### Exercise aim
Only the pictures stay out; every record is to be quoted exactly.

### Extracted data
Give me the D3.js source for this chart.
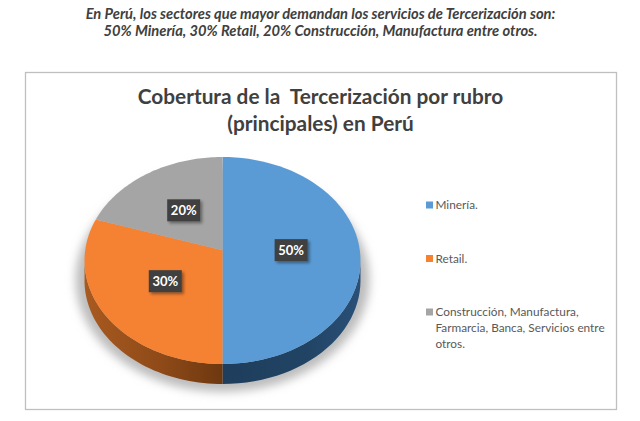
<!DOCTYPE html>
<html>
<head>
<meta charset="utf-8">
<script src="https://cdn.jsdelivr.net/npm/d3@7"></script>
<style>
  html, body { margin: 0; padding: 0; background: #fff; }
  svg { display: block; font-family: Lato, "Open Sans", sans-serif; }
</style>
</head>
<body>
<svg id="chart" width="640" height="421"></svg>
<script>
var headingLines = [
  'En Perú, los sectores que mayor demandan los servicios de Tercerización son:',
  '50% Minería, 30% Retail, 20% Construcción, Manufactura entre otros.'
];
var titleLines = ['Cobertura de la  Tercerización por rubro', '(principales) en Perú'];
var categories = ['Minería.', 'Retail.', 'Construcción, Manufactura, Farmarcia, Banca, Servicios entre otros.'];
var legendLines = [['Minería.'], ['Retail.'], ['Construcción, Manufactura,', 'Farmarcia, Banca, Servicios entre', 'otros.']];
var values = [50, 30, 20];
var colors = ['#5b9bd5', '#f58233', '#a5a5a5'];

var svg = d3.select('#chart');
var defs = svg.append('defs');

var cx = 222.5, cy = 260.5, rx = 138, ry = 103.5, depth = 20;
var tilt = 0.1; // perspective: the middle of the disc sits above the middle of the ellipse

// unit disc (u right, v up) to the page, through the tilted view
function project(u, v) {
  var k = 1 + tilt * v;
  return [
    cx + rx * u * Math.sqrt(1 - tilt * tilt) / k,
    cy - ry * (v + tilt) / k
  ];
}

function rimPoints(a0, a1) {
  var angle = d3.scaleLinear().domain([0, 1]).range([a0, a1]);
  return d3.range(0, 1.0001, 1 / 60).map(function (t) {
    var a = angle(t);
    return project(Math.sin(a), Math.cos(a));
  });
}

defs.append('filter').attr('id', 'blur').attr('x', '-20%').attr('y', '-20%').attr('width', '140%').attr('height', '140%')
  .append('feGaussianBlur').attr('stdDeviation', 5);

var labelShadow = defs.append('filter').attr('id', 'labelShadow').attr('x', '-30%').attr('y', '-30%').attr('width', '170%').attr('height', '170%');
labelShadow.append('feDropShadow').attr('dx', 2).attr('dy', 2).attr('stdDeviation', 1.5)
  .attr('flood-color', '#000').attr('flood-opacity', 0.4);

function sideGradient(id, stops) {
  var g = defs.append('linearGradient').attr('id', id).attr('x1', 0).attr('x2', 1).attr('y1', 0).attr('y2', 0);
  stops.forEach(function (s) {
    g.append('stop').attr('offset', s[0]).attr('stop-color', s[1]);
  });
}
sideGradient('side0', [[0, '#1f3d5c'], [0.6, '#214464'], [1, '#2a5078']]);
sideGradient('side1', [[0, '#a85a20'], [0.55, '#8f4a18'], [1, '#6e380f']]);

// frame
svg.append('rect').attr('x', 25.5).attr('y', 72.5).attr('width', 591).attr('height', 337)
  .attr('fill', '#fff').attr('stroke', '#bfbfbf').attr('stroke-width', 1.3);

// heading
svg.append('g').selectAll('text').data(headingLines).enter().append('text')
  .attr('x', 320.5).attr('y', function (d, i) { return 18.5 + i * 17.5; })
  .attr('text-anchor', 'middle').attr('fill', '#404040')
  .attr('font-size', 14.7).attr('font-style', 'italic').attr('font-weight', 700)
  .text(function (d) { return d; });

// chart title
svg.append('g').selectAll('text').data(titleLines).enter().append('text')
  .attr('x', 320.5).attr('y', function (d, i) { return 104 + i * 27; })
  .attr('text-anchor', 'middle').attr('fill', '#404040')
  .attr('font-size', 20.8).attr('font-weight', 700)
  .style('white-space', 'pre').attr('xml:space', 'preserve')
  .text(function (d) { return d; });

// pie
var pie = d3.pie().sort(null)(values);
var arc = d3.arc().innerRadius(0).outerRadius(1);
var line = d3.line();

// soft shadow under the disc
svg.append('ellipse').attr('cx', cx).attr('cy', cy + 19).attr('rx', rx + 9).attr('ry', ry + 9)
  .attr('fill', '#bcbcbc').attr('filter', 'url(#blur)');

// rim: only the part of each slice on the lower half of the ellipse
function rimPath(d) {
  var top = rimPoints(d.startAngle, d.endAngle).filter(function (p) { return p[1] >= cy; });
  if (!top.length) return null;
  var bottom = top.map(function (p) { return [p[0], p[1] + depth]; }).reverse();
  return line(top.concat(bottom)) + 'Z';
}

svg.append('g').selectAll('path').data(pie).enter().append('path')
  .attr('d', rimPath)
  .attr('fill', function (d, i) { return 'url(#side' + i + ')'; });

svg.append('g').selectAll('path').data(pie).enter().append('path')
  .attr('d', function (d) {
    return line([project(0, 0)].concat(rimPoints(d.startAngle, d.endAngle))) + 'Z';
  })
  .attr('fill', function (d, i) { return colors[i]; });

// value labels
var labels = svg.append('g').selectAll('g').data(pie).enter().append('g')
  .attr('transform', function (d) {
    var c = arc.centroid(d);
    var p = project(c[0], -c[1]);
    return 'translate(' + p[0] + ',' + p[1] + ')';
  });
labels.append('rect').attr('x', -16.5).attr('y', -11).attr('width', 33).attr('height', 22)
  .attr('fill', '#404040').attr('filter', 'url(#labelShadow)');
labels.append('text').attr('text-anchor', 'middle').attr('y', 4.5)
  .attr('fill', '#fff').attr('font-size', 13).attr('font-weight', 700)
  .text(function (d) { return d.value + '%'; });

// legend
var legendY = d3.scalePoint().domain(categories).range([205, 312]);
var legend = svg.append('g').selectAll('g').data(categories).enter().append('g')
  .attr('transform', function (d) { return 'translate(426,' + legendY(d) + ')'; });
legend.append('rect').attr('x', 0).attr('y', -3.5).attr('width', 7).attr('height', 7)
  .attr('fill', function (d, i) { return colors[i]; });
legend.each(function (d, i) {
  d3.select(this).selectAll('text').data(legendLines[i]).enter().append('text')
    .attr('x', 9.5).attr('y', function (l, j) { return 4 + j * 16; })
    .attr('fill', '#595959').attr('font-size', 11.8)
    .text(function (l) { return l; });
});
</script>
</body>
</html>
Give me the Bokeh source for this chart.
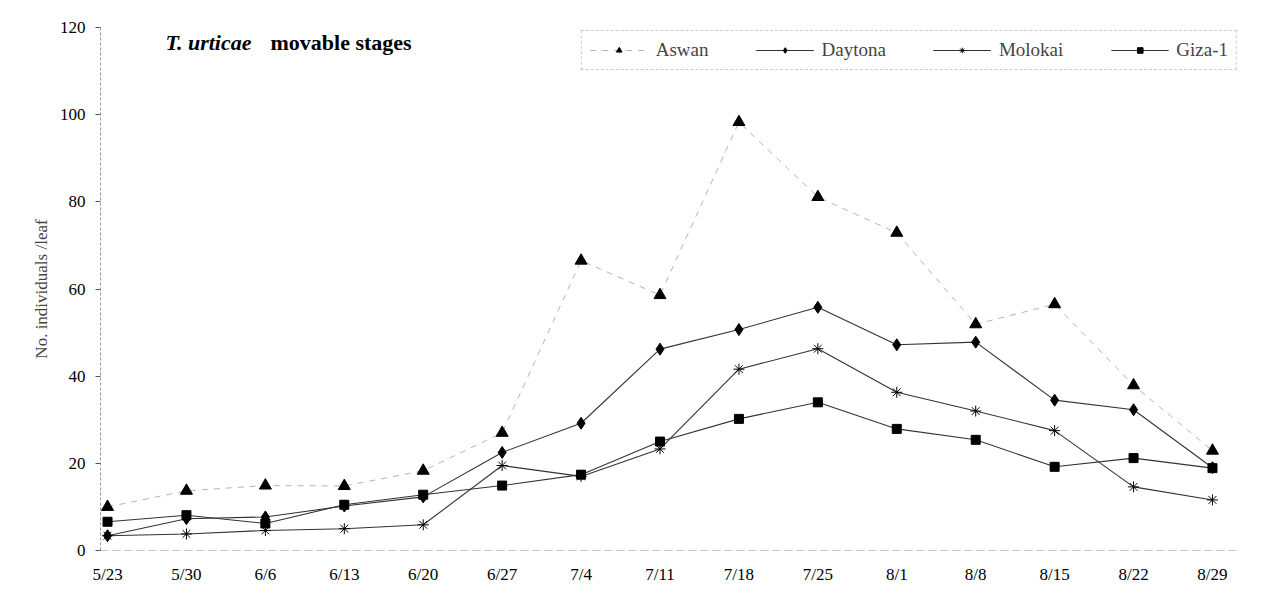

### Result for this exercise
Give me the D3.js source for this chart.
<!DOCTYPE html>
<html>
<head>
<meta charset="utf-8">
<script src="https://cdn.jsdelivr.net/npm/d3@7"></script>
<style>
  html, body { margin: 0; padding: 0; background: #fff; }
  svg { display: block; font-family: Lato, "Open Sans", sans-serif; }
</style>
</head>
<body>
<svg id="chart" width="640" height="421"></svg>
<script>
var headingLines = [
  'En Perú, los sectores que mayor demandan los servicios de Tercerización son:',
  '50% Minería, 30% Retail, 20% Construcción, Manufactura entre otros.'
];
var titleLines = ['Cobertura de la  Tercerización por rubro', '(principales) en Perú'];
var categories = ['Minería.', 'Retail.', 'Construcción, Manufactura, Farmarcia, Banca, Servicios entre otros.'];
var legendLines = [['Minería.'], ['Retail.'], ['Construcción, Manufactura,', 'Farmarcia, Banca, Servicios entre', 'otros.']];
var values = [50, 30, 20];
var colors = ['#5b9bd5', '#f58233', '#a5a5a5'];

var svg = d3.select('#chart');
var defs = svg.append('defs');

var cx = 222.5, cy = 260.5, rx = 138, ry = 103.5, depth = 20;
var tilt = 0.1; // perspective: the middle of the disc sits above the middle of the ellipse

// unit disc (u right, v up) to the page, through the tilted view
function project(u, v) {
  var k = 1 + tilt * v;
  return [
    cx + rx * u * Math.sqrt(1 - tilt * tilt) / k,
    cy - ry * (v + tilt) / k
  ];
}

function rimPoints(a0, a1) {
  var angle = d3.scaleLinear().domain([0, 1]).range([a0, a1]);
  return d3.range(0, 1.0001, 1 / 60).map(function (t) {
    var a = angle(t);
    return project(Math.sin(a), Math.cos(a));
  });
}

defs.append('filter').attr('id', 'blur').attr('x', '-20%').attr('y', '-20%').attr('width', '140%').attr('height', '140%')
  .append('feGaussianBlur').attr('stdDeviation', 5);

var labelShadow = defs.append('filter').attr('id', 'labelShadow').attr('x', '-30%').attr('y', '-30%').attr('width', '170%').attr('height', '170%');
labelShadow.append('feDropShadow').attr('dx', 2).attr('dy', 2).attr('stdDeviation', 1.5)
  .attr('flood-color', '#000').attr('flood-opacity', 0.4);

function sideGradient(id, stops) {
  var g = defs.append('linearGradient').attr('id', id).attr('x1', 0).attr('x2', 1).attr('y1', 0).attr('y2', 0);
  stops.forEach(function (s) {
    g.append('stop').attr('offset', s[0]).attr('stop-color', s[1]);
  });
}
sideGradient('side0', [[0, '#1f3d5c'], [0.6, '#214464'], [1, '#2a5078']]);
sideGradient('side1', [[0, '#a85a20'], [0.55, '#8f4a18'], [1, '#6e380f']]);

// frame
svg.append('rect').attr('x', 25.5).attr('y', 72.5).attr('width', 591).attr('height', 337)
  .attr('fill', '#fff').attr('stroke', '#bfbfbf').attr('stroke-width', 1.3);

// heading
svg.append('g').selectAll('text').data(headingLines).enter().append('text')
  .attr('x', 320.5).attr('y', function (d, i) { return 18.5 + i * 17.5; })
  .attr('text-anchor', 'middle').attr('fill', '#404040')
  .attr('font-size', 14.7).attr('font-style', 'italic').attr('font-weight', 700)
  .text(function (d) { return d; });

// chart title
svg.append('g').selectAll('text').data(titleLines).enter().append('text')
  .attr('x', 320.5).attr('y', function (d, i) { return 104 + i * 27; })
  .attr('text-anchor', 'middle').attr('fill', '#404040')
  .attr('font-size', 20.8).attr('font-weight', 700)
  .style('white-space', 'pre').attr('xml:space', 'preserve')
  .text(function (d) { return d; });

// pie
var pie = d3.pie().sort(null)(values);
var arc = d3.arc().innerRadius(0).outerRadius(1);
var line = d3.line();

// soft shadow under the disc
svg.append('ellipse').attr('cx', cx).attr('cy', cy + 19).attr('rx', rx + 9).attr('ry', ry + 9)
  .attr('fill', '#bcbcbc').attr('filter', 'url(#blur)');

// rim: only the part of each slice on the lower half of the ellipse
function rimPath(d) {
  var top = rimPoints(d.startAngle, d.endAngle).filter(function (p) { return p[1] >= cy; });
  if (!top.length) return null;
  var bottom = top.map(function (p) { return [p[0], p[1] + depth]; }).reverse();
  return line(top.concat(bottom)) + 'Z';
}

svg.append('g').selectAll('path').data(pie).enter().append('path')
  .attr('d', rimPath)
  .attr('fill', function (d, i) { return 'url(#side' + i + ')'; });

svg.append('g').selectAll('path').data(pie).enter().append('path')
  .attr('d', function (d) {
    return line([project(0, 0)].concat(rimPoints(d.startAngle, d.endAngle))) + 'Z';
  })
  .attr('fill', function (d, i) { return colors[i]; });

// value labels
var labels = svg.append('g').selectAll('g').data(pie).enter().append('g')
  .attr('transform', function (d) {
    var c = arc.centroid(d);
    var p = project(c[0], -c[1]);
    return 'translate(' + p[0] + ',' + p[1] + ')';
  });
labels.append('rect').attr('x', -16.5).attr('y', -11).attr('width', 33).attr('height', 22)
  .attr('fill', '#404040').attr('filter', 'url(#labelShadow)');
labels.append('text').attr('text-anchor', 'middle').attr('y', 4.5)
  .attr('fill', '#fff').attr('font-size', 13).attr('font-weight', 700)
  .text(function (d) { return d.value + '%'; });

// legend
var legendY = d3.scalePoint().domain(categories).range([205, 312]);
var legend = svg.append('g').selectAll('g').data(categories).enter().append('g')
  .attr('transform', function (d) { return 'translate(426,' + legendY(d) + ')'; });
legend.append('rect').attr('x', 0).attr('y', -3.5).attr('width', 7).attr('height', 7)
  .attr('fill', function (d, i) { return colors[i]; });
legend.each(function (d, i) {
  d3.select(this).selectAll('text').data(legendLines[i]).enter().append('text')
    .attr('x', 9.5).attr('y', function (l, j) { return 4 + j * 16; })
    .attr('fill', '#595959').attr('font-size', 11.8)
    .text(function (l) { return l; });
});
</script>
</body>
</html>
Give me the Bokeh source for this chart.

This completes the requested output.